College of Florida Atlantic University

The Harriet L. Wilkes Honors College is located in Jupiter, Florida and is the academic honors college of Florida Atlantic University. The residential college opened in 1999 and offers undergraduate degrees in the liberal arts and sciences under a modified curriculum.

== Background ==
The Honors College shares Florida Atlantic University's John D. MacArthur campus in Jupiter, Florida with the Scripps Research Institute and Max Planck Florida Institute for Neuroscience. All Honors College students are required to live on campus for their first two years. As of 2023, Justin Perry (Ph.D., Boston College) serves as Dean of the college, only the fourth in the college's history.

Since the college is housed on its own separate campus, it is almost exclusively made up by faculty and staff that only serve the Honors College. Although students typically have no need to take classes in FAU's other ten academic colleges, they have access to complete additional coursework at the university's flagship campus in Boca Raton. The Jupiter campus library serving the Honors College remains a part of the central FAU Library system housed in Boca Raton.

==Academics==

=== Overview ===
The Wilkes Honors College distinguishes itself from Florida Atlantic University's standards for traditional students and upper-division honors program by adding thesis, internship, research, and class type requirements for its honors college students. The college usually maintains an approximate 1:15 faculty-student ratio. It offers its honors students 32 major concentrations and 20 minor concentrations in the liberal arts and sciences. Honors students may also pursue a minor in business in collaboration with the FAU College of Business. The Honors College classifies its degrees differently from traditional FAU students. They offer a Bachelor of Arts and Bachelor of Science degrees in Liberal Arts and Sciences and Bachelor of Arts and Bachelor of Science degrees in Biological and Physical Sciences.

===Pathways and Placement===
The Wilkes Honors College holds several research and academic partnerships with the Scripps Research Institute and Max Planck Florida Institute for Neuroscience. The Honors College also hosts the Wilkes Medical Scholars Program in partnership with the Charles E. Schmidt College of Medicine as a pipeline program for honors students interested in earning their M.D. degrees. Approximately 20% of students pursue graduate school at Florida Atlantic University while 45% attend elsewhere. The Honors Colleges publicly reports student acceptances at several top institutions including Cal Tech, Georgetown, and the University of Chicago.

===Symposium/Research Day===
A tradition unique to the Honors College is the Honors College Symposium for Scholarly and Creative Research, also referred to as "Symposium Day" or "Research Day." It is an annual conference-type event that features public talks, poster sessions, research and visual arts presentations.
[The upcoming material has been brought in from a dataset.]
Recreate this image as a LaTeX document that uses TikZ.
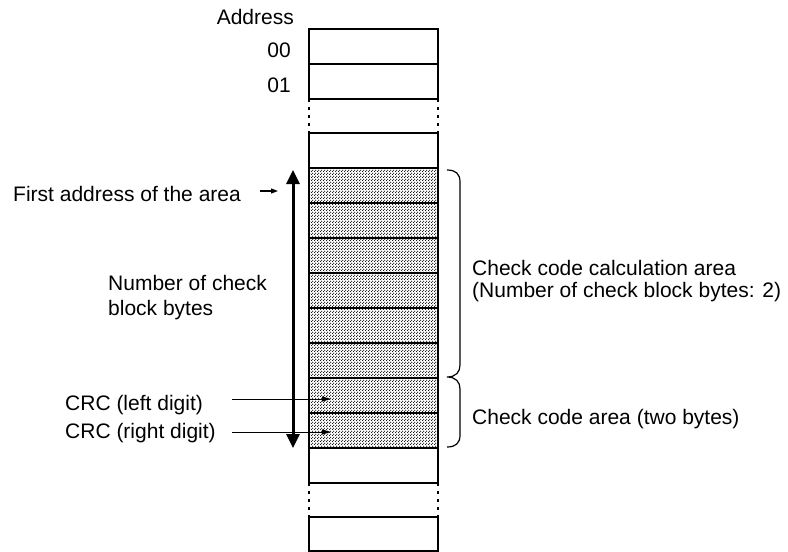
\documentclass[tikz,border=0pt]{standalone}
\usepackage{fontspec}
\setmainfont{Liberation Sans}
\usetikzlibrary{arrows.meta,patterns}
\pgfdeclarepatternformonly{finedots}{\pgfqpoint{-0.75pt}{-0.75pt}}{\pgfqpoint{2.25pt}{2.25pt}}{\pgfqpoint{3pt}{3pt}}{%
  \pgfpathcircle{\pgfqpoint{0pt}{0pt}}{0.75pt}%
  \pgfpathcircle{\pgfqpoint{1.5pt}{1.5pt}}{0.75pt}%
  \pgfusepath{fill}}
\begin{document}
\begin{tikzpicture}[x=1pt,y=-1pt,
  cell/.style={draw=black,line width=1.2pt,minimum width=129pt,minimum height=35pt,inner sep=0pt,outer sep=0pt},
  shaded/.style={cell,pattern=finedots,pattern color=black},
  lbl/.style={font=\fontsize{21}{24}\selectfont,inner sep=0pt,anchor=base west},
  lble/.style={lbl,anchor=base east},
  gapside/.style={line width=1.2pt,dash pattern=on 3pt off 5pt},
  bigarrow/.style={line width=3pt,{Triangle[width=13pt,length=14pt]}-{Triangle[width=13pt,length=14pt]}},
  smallarrow/.style={line width=0.8pt,-{Triangle[width=5pt,length=9pt]}},
  tinyarrow/.style={line width=1.2pt,-{Triangle[width=5pt,length=7pt]}},
  bracepath/.style={line width=1.2pt}]
\useasboundingbox (0,0) rectangle (788,552);
% memory cells
\node[cell] (c0) at (373.5,46.5) {};
\node[cell] (c1) at (373.5,81.5) {};
\node[cell] (c2) at (373.5,150.5) {};
\foreach \i in {1,...,8}{
  \node[shaded] (s\i) at (373.5,{150.5+35*\i}) {};
}
\node[cell] (c3) at (373.5,465.5) {};
\node[cell,minimum height=34pt] (c4) at (373.5,534) {};
% dotted gaps
\draw[gapside] (c1.south west) -- (c2.north west);
\draw[gapside] (c1.south east) -- (c2.north east);
\draw[gapside] (c3.south west) -- (c4.north west);
\draw[gapside] (c3.south east) -- (c4.north east);
% address labels
\node[lble] (addr) at (294,24) {Address};
\node[lble] (a00) at (291,57) {00};
\node[lble] (a01) at (291,92) {01};
% first address
\node[lbl] (first) at (13,201) {First address of the area};
\coordinate (fa1) at (260,191);
\coordinate (fa2) at (278,191);
\draw[tinyarrow] (fa1) -- (fa2);
% big arrow
\coordinate (atop) at (293,170);
\coordinate (abot) at (293,448);
\draw[bigarrow] (abot) -- (atop);
% number of check block bytes
\node[lbl] (nb1) at (108,290) {Number of check};
\node[lbl] (nb2) at (108,315) {block bytes};
% CRC
\node[lbl] (crcl) at (65,410) {CRC (left digit)};
\node[lbl] (crcr) at (65,438) {CRC (right digit)};
\coordinate (cl1) at (232,399);
\coordinate (cl2) at (331,399);
\coordinate (cr1) at (232,432);
\coordinate (cr2) at (331,432);
\draw[smallarrow] (cl1) -- (cl2);
\draw[smallarrow] (cr1) -- (cr2);
% braces
\draw[bracepath] (447,170) .. controls (456,170) and (460,174) .. (460,182)
  -- (460,365) .. controls (460,372) and (456,377) .. (447,377)
  .. controls (456,377) and (460,382) .. (460,389)
  -- (460,435) .. controls (460,443) and (456,447) .. (447,447);
% right labels
\node[lbl] (calc1) at (472,275) {Check code calculation area};
\node[lbl] (calc2) at (472,297) {(Number of check block bytes: 2)};
\node[lbl] (cca) at (472,424) {Check code area (two bytes)};
\end{tikzpicture}
\end{document}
Symposium Day usually includes a keynote speaker from a leader outside the university. Past speakers include Florida District Appeals Judge Carole Y. Taylor and Canadian science philosopher Dr. Michael Ruse.

== Accreditation ==
Despite it being housed on a separate campus and the only FAU College authorized to use stand-alone iconography where the university name is not the main logo, it maintains its accreditation under the auspices of Florida Atlantic University. Through the university, the Honors College is fully accredited by the Southern Association of Colleges and Schools Commission on Colleges.